Cette semaine, j’ai rencontré Amsa, un gars vraiment intéressant, hyper ouvert. 27 ans, bonne carrure, 1,88m à vue jasonbournesque, belle gueule, il semble d’ailleurs avoir pas mal de succès avec la gente féminine. Il est casé avec une Suisse qu’il va voir assez régulièrement, il compte se marier avec elle dans un futur proche et obtenir la nationalité suisse. Il nous emmène avec ses potes boire des bières (lui ne boit pas vraiment) sur un point haut près de Bedjallah. On rigole beaucoup car ses potes sont un peu saouls et nous sommes 6 dans une petite voiture, mais c’est la Palestine donc tout va bien. Si du côté des moeurs, tout est règlementé, du point de vue du code de la route, c’est le bordel. A un moment, ils aperçoivent les flics au loin (en dehors du camp, les flics existent), le chauffeur tourne brusquement à droite pour faire contourner les flics malgré le panneau sans issue. Irrémédiablement, le détour se révèle… sans issue, demi-tour donc, accompagné de grands éclats de rire. Le chauffeur prend à gauche puis à droite, puis refait demi-tour finalement, haha c’est énorme, on est trop grillés. Il décide donc de passer devant les flics en espérant qu’ils ne nous arrêtent pas car les types ont pas mal bu et qu’on est toujours 6 dans la voiture. Camille est allongé sur nous avec un pull rouge, relativement voyant mais les flics ne nous arrêtent pas. C’est la Palestine. Déferlement de joie dans la voiture, on crie « Yakbir, Yakbir!!! »(Bien joué!!) à un tel point que par accident, le chauffeur active la radio par accident. OUCH! C’est le coup du lapin. Un bruit insoutenable juste derrière nos coups. Tout le monde est sous le choc. Une fois le son redescendu, on rit de plus belle. L’endroit où on arrive est assez impressionnant, on est assis sur un petit mur en dessous duquel c’est le vide, c’est la vallée. Malheuseusement, le moment est partiellement gâché par la musique dégueulasse qu’ils mettent (un article sera bientôt consacré à la culture palestinienne), française en plus. Lara Fabian – Je t’aime. Je ne ferai pas de commentaires.

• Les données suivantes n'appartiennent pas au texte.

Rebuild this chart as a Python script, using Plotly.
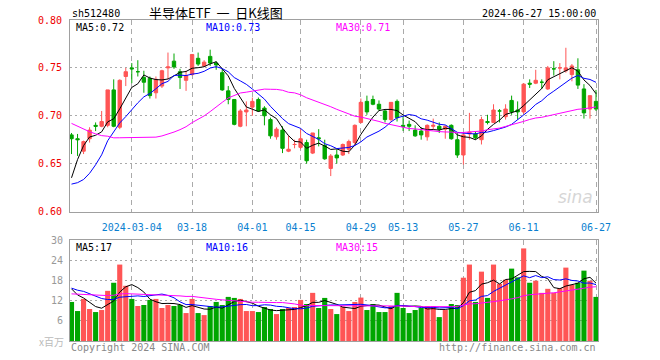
import plotly.graph_objects as go
import pandas as pd

# ---------------- data ----------------
dates = [
    "2024-02-19", "2024-02-20", "2024-02-21", "2024-02-22", "2024-02-23",
    "2024-02-26", "2024-02-27", "2024-02-28", "2024-02-29", "2024-03-01",
    "2024-03-04", "2024-03-05", "2024-03-06", "2024-03-07", "2024-03-08",
    "2024-03-11", "2024-03-12", "2024-03-13", "2024-03-14", "2024-03-15",
    "2024-03-18", "2024-03-19", "2024-03-20", "2024-03-21", "2024-03-22",
    "2024-03-25", "2024-03-26", "2024-03-27", "2024-03-28", "2024-03-29",
    "2024-04-01", "2024-04-02", "2024-04-03", "2024-04-08", "2024-04-09",
    "2024-04-10", "2024-04-11", "2024-04-12", "2024-04-15", "2024-04-16",
    "2024-04-17", "2024-04-18", "2024-04-19", "2024-04-22", "2024-04-23",
    "2024-04-24", "2024-04-25", "2024-04-26", "2024-04-29", "2024-04-30",
    "2024-05-06", "2024-05-07", "2024-05-08", "2024-05-09", "2024-05-10",
    "2024-05-13", "2024-05-14", "2024-05-15", "2024-05-16", "2024-05-17",
    "2024-05-20", "2024-05-21", "2024-05-22", "2024-05-23", "2024-05-24",
    "2024-05-27", "2024-05-28", "2024-05-29", "2024-05-30", "2024-05-31",
    "2024-06-03", "2024-06-04", "2024-06-05", "2024-06-06", "2024-06-07",
    "2024-06-11", "2024-06-12", "2024-06-13", "2024-06-14", "2024-06-17",
    "2024-06-18", "2024-06-19", "2024-06-20", "2024-06-21", "2024-06-24",
    "2024-06-25", "2024-06-26", "2024-06-27",
]

opens = [
    0.680, 0.676, 0.663, 0.676, 0.690, 0.689, 0.690, 0.727, 0.688, 0.741,
    0.750, 0.746, 0.740, 0.739, 0.724, 0.731, 0.750, 0.757, 0.746, 0.737,
    0.743, 0.760, 0.752, 0.762, 0.755, 0.745, 0.726, 0.717, 0.689, 0.704,
    0.709, 0.717, 0.708, 0.696, 0.678, 0.685, 0.663, 0.670, 0.667, 0.672,
    0.661, 0.677, 0.669, 0.645, 0.659, 0.659, 0.665, 0.672, 0.693, 0.715,
    0.717, 0.712, 0.705, 0.696, 0.715, 0.690, 0.691, 0.685, 0.684, 0.678,
    0.689, 0.689, 0.686, 0.690, 0.675, 0.659, 0.681, 0.681, 0.675, 0.694,
    0.693, 0.705, 0.699, 0.716, 0.706, 0.704, 0.734, 0.734, 0.735, 0.728,
    0.749, 0.750, 0.747, 0.743, 0.748, 0.728, 0.707, 0.715,
]
highs = [
    0.682, 0.681, 0.674, 0.688, 0.693, 0.705, 0.727, 0.738, 0.738, 0.750,
    0.755, 0.758, 0.747, 0.741, 0.741, 0.748, 0.766, 0.765, 0.749, 0.747,
    0.764, 0.766, 0.758, 0.769, 0.757, 0.749, 0.731, 0.717, 0.707, 0.715,
    0.719, 0.719, 0.710, 0.698, 0.688, 0.689, 0.679, 0.675, 0.686, 0.675,
    0.682, 0.686, 0.675, 0.660, 0.665, 0.671, 0.675, 0.691, 0.718, 0.721,
    0.721, 0.716, 0.706, 0.714, 0.717, 0.700, 0.695, 0.690, 0.688, 0.691,
    0.697, 0.693, 0.690, 0.691, 0.682, 0.682, 0.703, 0.684, 0.699, 0.701,
    0.712, 0.707, 0.712, 0.721, 0.715, 0.734, 0.738, 0.748, 0.738, 0.752,
    0.757, 0.755, 0.771, 0.754, 0.760, 0.733, 0.721, 0.727,
]
lows = [
    0.660, 0.658, 0.660, 0.672, 0.684, 0.688, 0.688, 0.688, 0.686, 0.731,
    0.734, 0.741, 0.724, 0.718, 0.718, 0.729, 0.738, 0.749, 0.728, 0.726,
    0.742, 0.752, 0.751, 0.752, 0.748, 0.726, 0.712, 0.690, 0.688, 0.689,
    0.700, 0.704, 0.690, 0.676, 0.675, 0.661, 0.662, 0.666, 0.665, 0.650,
    0.660, 0.668, 0.654, 0.637, 0.650, 0.658, 0.660, 0.669, 0.692, 0.701,
    0.711, 0.705, 0.693, 0.694, 0.694, 0.684, 0.684, 0.678, 0.675, 0.674,
    0.686, 0.682, 0.676, 0.675, 0.656, 0.649, 0.675, 0.675, 0.670, 0.691,
    0.693, 0.693, 0.696, 0.701, 0.696, 0.702, 0.729, 0.733, 0.728, 0.727,
    0.742, 0.738, 0.745, 0.736, 0.728, 0.697, 0.697, 0.705,
]
closes = [
    0.676, 0.675, 0.673, 0.685, 0.689, 0.694, 0.727, 0.689, 0.737, 0.746,
    0.749, 0.746, 0.735, 0.721, 0.738, 0.747, 0.751, 0.751, 0.740, 0.742,
    0.764, 0.754, 0.756, 0.755, 0.753, 0.727, 0.717, 0.691, 0.705, 0.706,
    0.715, 0.705, 0.700, 0.679, 0.686, 0.666, 0.665, 0.670, 0.676, 0.653,
    0.682, 0.676, 0.655, 0.658, 0.656, 0.670, 0.673, 0.690, 0.714, 0.704,
    0.712, 0.707, 0.696, 0.714, 0.698, 0.689, 0.689, 0.679, 0.680, 0.690,
    0.690, 0.686, 0.689, 0.676, 0.659, 0.680, 0.683, 0.677, 0.696, 0.693,
    0.706, 0.705, 0.707, 0.704, 0.704, 0.733, 0.733, 0.737, 0.735, 0.750,
    0.749, 0.750, 0.750, 0.752, 0.732, 0.703, 0.721, 0.707,
]
volumes = [
    11.6, 8.9, 12.5, 9.5, 8.6, 9.2, 14.9, 17.3, 22.7, 16.4,
    12.5, 10.4, 10.7, 12.2, 12.5, 9.8, 10.7, 10.4, 10.7, 8.3,
    12.5, 8.3, 7.7, 10.4, 11.6, 10.7, 13.1, 12.8, 12.5, 8.9,
    8.9, 8.6, 10.1, 9.5, 8.0, 9.5, 9.8, 10.1, 12.2, 11.0,
    14.3, 9.8, 12.8, 9.5, 8.0, 10.2, 8.9, 11.6, 12.9, 9.2,
    11.0, 8.6, 8.6, 10.4, 14.3, 9.8, 8.3, 9.2, 9.8, 10.4,
    10.4, 7.1, 9.2, 11.0, 10.7, 18.8, 22.7, 11.6, 20.6, 12.8,
    22.7, 17.0, 18.2, 21.5, 18.9, 27.5, 17.3, 17.9, 14.3, 15.5,
    14.3, 15.7, 21.8, 16.7, 17.3, 20.9, 17.9, 13.1,
]
# sessions before the visible window (needed for the moving averages at the left edge)
pre_closes = [
    0.770, 0.765, 0.760, 0.755, 0.750, 0.745, 0.740, 0.735, 0.745, 0.740,
    0.745, 0.735, 0.730, 0.720, 0.710, 0.700, 0.680, 0.665, 0.650, 0.635,
    0.660, 0.640, 0.620, 0.600, 0.590, 0.580, 0.600, 0.640, 0.680,
]
pre_volumes = [
    12, 14, 13, 15, 12, 13, 14, 12, 13, 14,
    13, 12, 14, 13, 15, 13, 12, 14, 13, 12,
    15, 16, 17, 16, 15.5, 18, 17, 16, 14.9,
]

tick_dates = ["2024-03-04", "2024-03-18", "2024-04-01", "2024-04-15", "2024-04-29",
              "2024-05-13", "2024-05-27", "2024-06-11", "2024-06-27"]
tick_labels = ["2024-03-04", "03-18", "04-01", "04-15", "04-29",
               "05-13", "05-27", "06-11", "06-27"]
price_ticks = [0.60, 0.65, 0.70, 0.75, 0.80]
price_tick_labels = ["0.60", "0.65", "0.70", "0.75", "0.80"]
vol_ticks = [6, 12, 18, 24, 30]

ma_periods = [5, 10, 30]
ma_colors = ["#000000", "#0000FF", "#FF00FF"]
price_ma_labels = ["MA5:0.72", "MA10:0.73", "MA30:0.71"]
vol_ma_labels = ["MA5:17", "MA10:16", "MA30:15"]

# ---------------- styling ----------------
RED = "#FF5555"
GREEN = "#00A600"
GRID = "#AAAAAA"
BORDER = "#A0A0A0"
MONO = "DejaVu Sans Mono"
CJK = "Noto Sans CJK SC"

W, H = 660, 360
# plot area in window pixels: x 70..598, y 20..341
L, R, T, B = 70, 660 - 598, 20, 360 - 341
PW, PH = W - L - R, H - T - B


def paper(px, py):
    """window pixel -> paper coords"""
    return (px - L) / PW, (H - B - py) / PH


def moving_average(pre, vals, n):
    s = pd.Series(list(pre) + list(vals)).rolling(n).mean()
    return s.iloc[len(pre):].tolist()


fig = go.Figure()

fig.add_trace(go.Candlestick(
    x=dates, open=opens, high=highs, low=lows, close=closes,
    increasing=dict(line=dict(color=RED, width=1), fillcolor=RED),
    decreasing=dict(line=dict(color=GREEN, width=1), fillcolor=GREEN),
    whiskerwidth=0, xaxis="x", yaxis="y", showlegend=False, hoverinfo="skip",
))
for n, col in zip(ma_periods, ma_colors):
    fig.add_trace(go.Scatter(
        x=dates, y=moving_average(pre_closes, closes, n), mode="lines",
        line=dict(color=col, width=1), xaxis="x", yaxis="y",
        showlegend=False, hoverinfo="skip",
    ))

bar_colors = [RED if c >= o else GREEN for o, c in zip(opens, closes)]
fig.add_trace(go.Bar(
    x=dates, y=volumes, marker=dict(color=bar_colors, line=dict(width=0)),
    xaxis="x2", yaxis="y2", showlegend=False, hoverinfo="skip",
))
for n, col in zip(ma_periods, ma_colors):
    fig.add_trace(go.Scatter(
        x=dates, y=moving_average(pre_volumes, volumes, n), mode="lines",
        line=dict(color=col, width=1), xaxis="x2", yaxis="y2",
        showlegend=False, hoverinfo="skip",
    ))

xr = [-0.25, len(dates) - 1 + 0.33]
common_x = dict(
    type="category", range=xr, tickmode="array", tickvals=tick_dates,
    showgrid=True, gridcolor=GRID, griddash="5px,4px", gridwidth=1,
    showline=True, mirror=True, linecolor=BORDER, linewidth=1,
    zeroline=False, ticks="", fixedrange=True,
)

main_bottom = paper(0, 211.5)[1]
vol_top = paper(0, 240)[1]

annotations = []


def add_text(text, px, py, color, size=10, family=MONO, xanchor="left", italic=False):
    x, y = paper(px, py)
    annotations.append(dict(
        text=text, x=x, y=y, xref="paper", yref="paper", showarrow=False,
        xanchor=xanchor, yanchor="middle",
        font=dict(family=family, size=size, color=color,
                  style="italic" if italic else "normal"),
    ))


NB = "\u00a0"
add_text("sh512480", 70, 13, "#000000")
add_text("半导体ETF" + NB * 2 + "一" + NB * 2 + "日K线图", 216, 12, "#000000",
         size=13, family=CJK, xanchor="center")
add_text("2024-06-27 15:00:00", 598, 13, "#000000", xanchor="right")
for lab, col, px in zip(price_ma_labels, ma_colors, [74, 204, 334]):
    add_text(lab, px, 27, col)
for lab, col, px in zip(vol_ma_labels, ma_colors, [74, 204, 334]):
    add_text(lab, px, 247, col)
add_text("Copyright 2024 SINA.COM", 69, 347, "#888888")
add_text("http://finance.sina.com.cn", 598, 347, "#888888", xanchor="right")
add_text("x百万", 66, 341, "#BBBBBB", size=10, family=CJK, xanchor="right")
add_text("sina", 595, 197, "#D6D6D6", size=17, family="DejaVu Sans", xanchor="right", italic=True)

fig.update_layout(
    width=W, height=H,
    margin=dict(l=L, r=R, t=T, b=B, pad=0, autoexpand=False),
    paper_bgcolor="white", plot_bgcolor="white",
    showlegend=False, boxgap=0.2, bargap=0.15,
    xaxis=dict(
        **common_x, anchor="y", rangeslider=dict(visible=False),
        ticktext=tick_labels, showticklabels=True,
        tickfont=dict(family=MONO, size=10, color="#0A7FD0"),
        ticklabelstandoff=6,
    ),
    xaxis2=dict(**common_x, anchor="y2", matches="x", showticklabels=False),
    yaxis=dict(
        domain=[main_bottom, 1.0], range=[0.60, 0.80],
        tickmode="array", tickvals=price_ticks, ticktext=price_tick_labels,
        tickfont=dict(family=MONO, size=10, color="#EE0000"),
        showgrid=True, gridcolor=GRID, griddash="2px,3px", gridwidth=1,
        showline=True, mirror=True, linecolor=BORDER, linewidth=1,
        zeroline=False, ticks="", ticklabelstandoff=5, fixedrange=True,
    ),
    yaxis2=dict(
        domain=[0.0, vol_top], range=[0, 30],
        tickmode="array", tickvals=vol_ticks,
        tickfont=dict(family=MONO, size=10, color="#999999"),
        showgrid=True, gridcolor=GRID, griddash="2px,3px", gridwidth=1,
        showline=True, mirror=True, linecolor=BORDER, linewidth=1,
        zeroline=False, ticks="", ticklabelstandoff=4, fixedrange=True,
    ),
    annotations=annotations,
)

fig.write_html(
    "out.html",
    config={"displayModeBar": False},
    post_script="document.body.style.margin='0px';document.body.style.overflow='hidden';",
)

On finit par partir car Amsa pense que dans les voitures qui rôdent autour, il y a un « Jéssousse », un espion palestinien à la solde des Israéliens. Il connait le type en question et le trouve vraiment étrange. On préfère s’en aller.
Je commence à m’attacher à la Palestine, à ses gens et à ses défauts (à mes yeux), il ne sera pas facile de partir.